Saturday, May 03, 2008

If Something in Their Lives Actually Mattered to them, They’d Think About What They Say

Just like when budding poop-stain Hugo Chavez claims every six months that the CIA is trying to kill him, some Europeans know exactly when to work the built-up mass of self-delusion, and wave that magic wand:

Lucinda Creighton, a spokeswoman for Ireland's largest opposition party, Fine Gael, says in a Web posting that "U.S. foreign policy has traditionally been opposed to EU integration."
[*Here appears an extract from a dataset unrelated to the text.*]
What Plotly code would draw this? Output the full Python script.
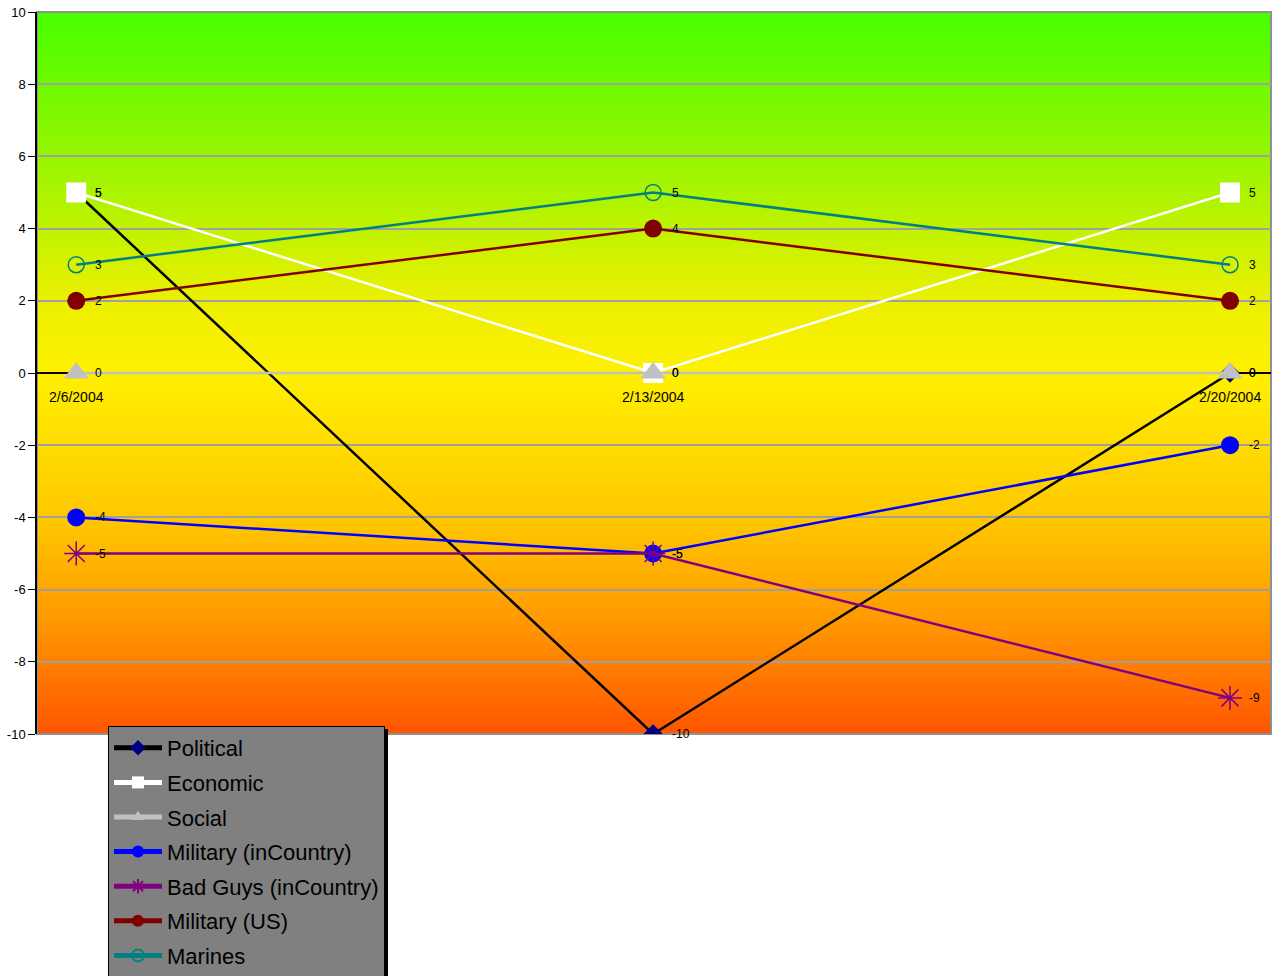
import plotly.graph_objects as go

categories = ["2/6/2004", "2/13/2004", "2/20/2004"]
political = [5, -10, 0]
economic = [5, 0, 5]
social = [0, 0, 0]
military_in = [-4, -5, -2]
bad_guys = [-5, -5, -9]
military_us = [2, 4, 2]
marines = [3, 5, 3]

y_ticks = list(range(-10, 11, 2))
y_ticktext = [str(v) for v in y_ticks]

series = [
    ("Political", political, "#000000", dict(symbol="diamond", size=15, color="#000080")),
    ("Economic", economic, "#FFFFFF", dict(symbol="square", size=20, color="#FFFFFF")),
    ("Social", social, "#C0C0C0", dict(symbol="triangle-up", size=22, color="#C0C0C0")),
    ("Military (inCountry)", military_in, "#0000FF", dict(symbol="circle", size=18, color="#0000FF")),
    ("Bad Guys (inCountry)", bad_guys, "#800080",
     dict(symbol="asterisk-open", size=20, color="#800080", line=dict(color="#800080", width=1.5))),
    ("Military (US)", military_us, "#800000", dict(symbol="circle", size=18, color="#800000")),
    ("Marines", marines, "#008080",
     dict(symbol="circle-open", size=16, color="#008080", line=dict(color="#008080", width=1.5))),
]

fig = go.Figure()
for i, (name, vals, lc, mk) in enumerate(series):
    fig.add_trace(go.Scatter(
        x=categories, y=vals, name=name, mode="lines+markers",
        line=dict(color=lc, width=2.5), marker=mk, legendgroup=f"g{i}",
    ))

# data labels
annotations = []
for name, vals, lc, mk in series:
    for c, v in zip(categories, vals):
        annotations.append(dict(x=c, y=v, xref="x", yref="y", text=str(v), showarrow=False,
                                xanchor="left", yanchor="middle", xshift=17,
                                font=dict(family="Liberation Sans, Arial", size=12, color="black")))

# gradient background
stops = [(0.0, (70, 255, 0)), (0.2, (150, 245, 0)), (0.4, (235, 240, 0)), (0.5, (255, 240, 0)),
         (0.7, (255, 200, 0)), (0.85, (255, 150, 0)), (1.0, (255, 85, 0))]


def col(f):
    for (a, ca), (b, cb) in zip(stops[:-1], stops[1:]):
        if a <= f <= b:
            t = (f - a) / (b - a)
            return "rgb(%d,%d,%d)" % tuple(round(ca[k] + (cb[k] - ca[k]) * t) for k in range(3))
    return "rgb(%d,%d,%d)" % stops[-1][1]


shapes = []
n = 361
ymin, ymax = -10, 10
step = (ymax - ymin) / n
for i in range(n):
    y1 = ymax - i * step
    y0 = y1 - step * 1.05
    shapes.append(dict(type="rect", xref="paper", yref="y", x0=0, x1=1, y0=max(y0, ymin), y1=y1,
                       fillcolor=col((i + 0.5) / n), line=dict(width=0), layer="below"))
# plot border
shapes.append(dict(type="rect", xref="paper", yref="paper", x0=0, x1=1, y0=0, y1=1,
                   line=dict(color="#909090", width=2), fillcolor="rgba(0,0,0,0)", layer="between"))
# legend shadow
shapes.append(dict(type="rect", xref="paper", yref="paper",
                   x0=(111 - 37) / 1234, x1=(388 - 37) / 1234,
                   y0=(734 - 980) / 722, y1=(734 - 729) / 722,
                   fillcolor="black", line=dict(width=0), layer="above"))

fig.update_layout(
    width=1273, height=976,
    margin=dict(l=37, r=2, t=12, b=242, autoexpand=False),
    paper_bgcolor="white", plot_bgcolor="white",
    font=dict(family="Liberation Sans, Arial", color="black"),
    shapes=shapes, annotations=annotations,
    showlegend=True,
    legend=dict(x=(108 - 37) / 1234, y=(734 - 726) / 722, xanchor="left", yanchor="top",
                bgcolor="#808080", bordercolor="black", borderwidth=1,
                font=dict(family="Liberation Sans, Arial", size=22, color="black"),
                tracegroupgap=3, itemsizing="constant", itemwidth=48, traceorder="grouped"),
    xaxis=dict(type="category", range=[-0.068, 2.071], showgrid=False, zeroline=False,
               showline=True, linecolor="black", linewidth=1.5, anchor="free", position=0.5,
               ticks="outside", ticklen=11, tickcolor="rgba(0,0,0,0)",
               tickfont=dict(size=14), layer="below traces"),
    yaxis=dict(range=[-10, 10], tickvals=y_ticks, ticktext=y_ticktext, showgrid=True,
               gridcolor="#A0A0A0", gridwidth=1.5,
               zeroline=False, showline=True, linecolor="black", linewidth=1.5,
               ticks="outside", ticklen=7, tickcolor="black", tickfont=dict(size=13)),
)

fig.write_html("out.html")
"The U.S. supports the EU as an economic bloc but nothing more. The idea of a politically strong EU, acting as a check or counterbalance on the U.S. does not sit well with our trans-Atlantic friends," says the spokeswoman, a member of Ireland's Parliament.
Such deep thoughts: this is by some magic of European electioneering rhetoric, the same America that has been trying to give them a way to “have their moment”, and yet now we’re supposed to be threatened by their “hyperpuissance”. You wish.

The US has had to deal with this lunacy for more than a decade – one moment they’re a cartel with 27 votes (or representative, or whatever) in some global talking shop operation that they stack with their people, the next minute they’re poor helpless little countries that need protection, leadership, and guidance, and the moment after that, they’re the über-wise and all-knowing largest economy in the world reaching into the Crisco jar to start up another solo palm-party with their delusions that they invented everything positive in the world when the difficulty the US has with them is just a proxy for the way Europeans treat the rest of the world.

Lucinda, try this idea on for a moment: your fate is yours’, as are your successes and failures. If the United States is the bone caught in your throat, it doesn’t make that fixation at fault for your fixation.